Thursday, March 16, 2017

Darkness, Mist and Shadow: The Collected Macabre Tales of Basil Copper: Volume 1 (2013)

Darkness, Mist and Shadow: The Collected Macabre Tales of Basil Copper: Volume 1  (2013) by Basil Copper, edited by Stephen Jones.

Once he turned to fiction writing in his late 30's, Basil Copper was pretty much a professional's professional. He wrote a lot of stories of horror and the weird, collected here in their entirety in three thick paperbacks by PS Publishing. He also wrote over 50 hard-boiled detective novels set in a Los Angeles he never visited in real life, non-fiction books, and several continuations of August Derleth's Holmes pastiche, Solar Pons. Like I said, a professional writer.

And as a professional writer who wasn't a great writer, he's a good study for aspiring writers -- especially those who start publishing relatively late. Copper may not be great, but he wrote several great stories and many that were very good. Keep plugging!

This first paperback volume covers roughly the first 15 years of his fiction-writing career.

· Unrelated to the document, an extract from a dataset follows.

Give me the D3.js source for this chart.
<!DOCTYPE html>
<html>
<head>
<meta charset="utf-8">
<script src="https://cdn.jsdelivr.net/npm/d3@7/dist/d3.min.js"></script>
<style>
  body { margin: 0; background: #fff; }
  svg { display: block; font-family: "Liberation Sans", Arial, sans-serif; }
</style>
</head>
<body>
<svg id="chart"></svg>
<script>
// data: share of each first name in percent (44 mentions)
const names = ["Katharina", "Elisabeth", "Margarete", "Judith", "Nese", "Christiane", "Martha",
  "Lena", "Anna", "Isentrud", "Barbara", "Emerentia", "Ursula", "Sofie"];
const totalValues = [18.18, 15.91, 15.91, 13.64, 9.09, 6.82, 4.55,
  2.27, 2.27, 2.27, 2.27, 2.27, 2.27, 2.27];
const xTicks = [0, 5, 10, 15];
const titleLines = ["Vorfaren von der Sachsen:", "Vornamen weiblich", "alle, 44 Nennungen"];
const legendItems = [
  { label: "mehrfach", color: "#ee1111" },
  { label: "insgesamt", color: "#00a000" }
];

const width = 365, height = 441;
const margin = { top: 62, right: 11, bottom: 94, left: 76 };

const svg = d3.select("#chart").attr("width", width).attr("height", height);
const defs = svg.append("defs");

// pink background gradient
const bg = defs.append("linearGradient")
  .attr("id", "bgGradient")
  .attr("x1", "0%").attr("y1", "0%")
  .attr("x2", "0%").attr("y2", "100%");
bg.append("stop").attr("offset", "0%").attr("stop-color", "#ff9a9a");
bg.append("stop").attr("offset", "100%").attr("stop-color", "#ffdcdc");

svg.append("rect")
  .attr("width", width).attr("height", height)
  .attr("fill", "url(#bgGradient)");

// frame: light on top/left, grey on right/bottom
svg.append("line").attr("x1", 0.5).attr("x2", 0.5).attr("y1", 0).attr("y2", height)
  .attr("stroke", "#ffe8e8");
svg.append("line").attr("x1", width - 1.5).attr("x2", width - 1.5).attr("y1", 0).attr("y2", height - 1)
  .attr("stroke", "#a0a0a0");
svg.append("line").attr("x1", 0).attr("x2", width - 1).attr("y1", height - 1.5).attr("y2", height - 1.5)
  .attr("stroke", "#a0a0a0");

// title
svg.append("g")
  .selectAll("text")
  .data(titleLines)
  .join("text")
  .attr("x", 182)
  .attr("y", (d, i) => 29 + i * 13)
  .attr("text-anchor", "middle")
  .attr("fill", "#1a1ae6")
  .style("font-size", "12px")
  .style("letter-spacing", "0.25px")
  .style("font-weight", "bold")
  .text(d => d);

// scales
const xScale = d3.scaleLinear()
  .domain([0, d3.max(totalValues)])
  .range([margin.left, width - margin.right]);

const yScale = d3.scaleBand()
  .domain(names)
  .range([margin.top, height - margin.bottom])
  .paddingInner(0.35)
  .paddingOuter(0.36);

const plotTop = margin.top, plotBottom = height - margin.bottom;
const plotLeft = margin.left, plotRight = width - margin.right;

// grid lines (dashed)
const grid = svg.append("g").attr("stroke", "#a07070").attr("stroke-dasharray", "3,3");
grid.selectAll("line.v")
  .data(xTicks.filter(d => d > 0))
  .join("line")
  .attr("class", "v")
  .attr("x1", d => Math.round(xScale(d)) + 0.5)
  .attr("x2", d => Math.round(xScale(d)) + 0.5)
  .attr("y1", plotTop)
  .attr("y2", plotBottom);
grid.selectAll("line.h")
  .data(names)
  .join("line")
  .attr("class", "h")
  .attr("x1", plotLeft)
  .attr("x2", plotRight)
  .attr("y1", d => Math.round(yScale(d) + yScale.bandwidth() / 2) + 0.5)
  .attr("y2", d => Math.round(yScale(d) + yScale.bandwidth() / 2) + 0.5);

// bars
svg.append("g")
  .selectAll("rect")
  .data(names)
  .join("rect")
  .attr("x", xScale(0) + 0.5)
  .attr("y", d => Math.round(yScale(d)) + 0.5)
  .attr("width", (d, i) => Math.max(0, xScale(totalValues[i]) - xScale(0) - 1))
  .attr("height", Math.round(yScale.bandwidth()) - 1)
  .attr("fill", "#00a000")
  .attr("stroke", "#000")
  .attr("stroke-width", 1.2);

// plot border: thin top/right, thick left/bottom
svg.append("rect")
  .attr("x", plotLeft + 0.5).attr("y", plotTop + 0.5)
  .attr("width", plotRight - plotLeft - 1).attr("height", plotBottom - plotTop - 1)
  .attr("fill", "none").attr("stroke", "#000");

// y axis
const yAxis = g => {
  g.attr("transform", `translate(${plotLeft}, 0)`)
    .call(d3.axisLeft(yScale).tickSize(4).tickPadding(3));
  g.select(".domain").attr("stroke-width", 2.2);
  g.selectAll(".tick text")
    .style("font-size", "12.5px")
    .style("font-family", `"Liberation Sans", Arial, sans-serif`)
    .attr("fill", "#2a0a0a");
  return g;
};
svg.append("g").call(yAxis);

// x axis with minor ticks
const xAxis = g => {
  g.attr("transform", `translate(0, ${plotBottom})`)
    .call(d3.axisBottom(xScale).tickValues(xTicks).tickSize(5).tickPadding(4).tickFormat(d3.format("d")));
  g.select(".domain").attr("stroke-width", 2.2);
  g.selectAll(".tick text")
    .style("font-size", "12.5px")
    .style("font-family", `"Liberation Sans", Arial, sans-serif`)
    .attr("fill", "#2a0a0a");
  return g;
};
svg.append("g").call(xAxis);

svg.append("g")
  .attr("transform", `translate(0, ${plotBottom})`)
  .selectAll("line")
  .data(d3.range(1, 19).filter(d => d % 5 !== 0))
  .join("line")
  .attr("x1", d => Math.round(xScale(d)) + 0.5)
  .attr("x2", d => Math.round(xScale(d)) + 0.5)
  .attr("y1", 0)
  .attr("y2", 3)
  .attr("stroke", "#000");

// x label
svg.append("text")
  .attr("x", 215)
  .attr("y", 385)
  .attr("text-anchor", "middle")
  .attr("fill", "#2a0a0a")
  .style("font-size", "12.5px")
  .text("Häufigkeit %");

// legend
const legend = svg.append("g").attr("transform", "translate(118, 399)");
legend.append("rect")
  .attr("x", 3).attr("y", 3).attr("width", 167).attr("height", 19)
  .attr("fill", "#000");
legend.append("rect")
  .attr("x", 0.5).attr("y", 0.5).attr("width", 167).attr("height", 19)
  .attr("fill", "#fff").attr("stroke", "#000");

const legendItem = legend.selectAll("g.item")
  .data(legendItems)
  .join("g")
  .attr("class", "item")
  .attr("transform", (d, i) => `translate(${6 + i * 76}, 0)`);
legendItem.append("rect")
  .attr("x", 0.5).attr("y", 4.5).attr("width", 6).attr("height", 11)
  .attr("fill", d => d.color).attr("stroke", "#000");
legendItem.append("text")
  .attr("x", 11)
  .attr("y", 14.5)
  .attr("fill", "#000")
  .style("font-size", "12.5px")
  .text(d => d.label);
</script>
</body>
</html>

  • Introduction  by Stephen Jones.
  • The Spider (1964): Creepy little gem involving arachnophobia.
  • Camera Obscura (1965): Excellent period piece with more than a touch of Ray Bradbury. Faithfully adapted for Night Gallery.
  • The Janissaries of Emilion (1967): One of Copper's most-anthologized works is a study in dreams and paranoia. You'll see the ending coming, but the details and vaguely dream-like quality of the story make it stand out.
  • The Cave (1967): A fine ghost story 'recounted' in the tranquility of a men's club. The story owes a debt to M.R. James, as it riffs at the end on a bit from James' "Canon Alberic's Scrapbook."
  • The Grey House (1967): The forgettable title is the only problem with this slow-building tale of misguided home ownership. Builds to a near-Grand Guignol finale with a touch of Jules de Grandin -- which is to say, flame-throwers versus the living dead!
  • Old Mrs. Cartwright (1967): Almost reads as if Copper were riffing on Roald Dahl in this cruel tale of an old aunt and her disturbing young nephew at the zoo.
  • Charon (1967): Less Bradburyesque than Serlingesque -- as in, a gentle fantasy that could have been an episode of The Twilight Zone.
  • The Great Vore (1967): A delightful romp that's a self-aware homage to Sherlock Holmes that also works as a satire of detective stories.
  • The Academy of Pain (1968): Cruel little story goes exactly where you expect, unpleasantly.
  • Doctor Porthos (1968): A deft revisionist vampire tale.
  • Archives of the Dead (1968): Solid tale of witchcraft in the modern world.
  • Amber Print (1968): A nice horror piece about movie obsessives and The Cabinet of Dr. Caligari.
  • Out of the Fog (1970): The first of what I think of as Copper's 'Paul Harvey' pieces, in which the story builds to reveal that it's about a real, historical personage. This one at least has a nice twist.
  • The House by the Tarn (1971): Straightforward, mysterious horror in the British countryside features another bad house.
  • The Knocker at the Portico (1971): Psychological horror and obsession collide.
  • The Second Passenger (1973): Over-long supernatural revenge piece seems like Copper's rewriting of A Christmas Carol at points.
  • The Recompensing of Albano Pizar (1973): Refined tale of revenge with a bloody climax.
  • The Gossips (1973): Chilling, very much M.R. Jamesian ghost story about a trio of very unpleasant Italian statues.
  • A Very Pleasant Fellow (1973): A bit of a science-fictiony dud that could have been published in 1913.
  • A Message from the Stars (1977): Twist is telegraphed in an unconvincing story about alien invasion.
  • Cry Wolf (1974): Weak twist story involving werewolves.
  • The Trodes (1975): See "A Message from the Stars."
  • Dust to Dust (1976): Solid but unspectacular ghost story involving messages from the dead written in the dust on a windowsill. 

Overall: The strongest of the three Copper Collected volumes has a few duds -- though all of them solidly written -- and many greats. The volume also offers Copper at his most chameleonic as the stories riff on a number of prominent antecedents, most notably the great English ghost-story writer M.R. James. Highly recommended.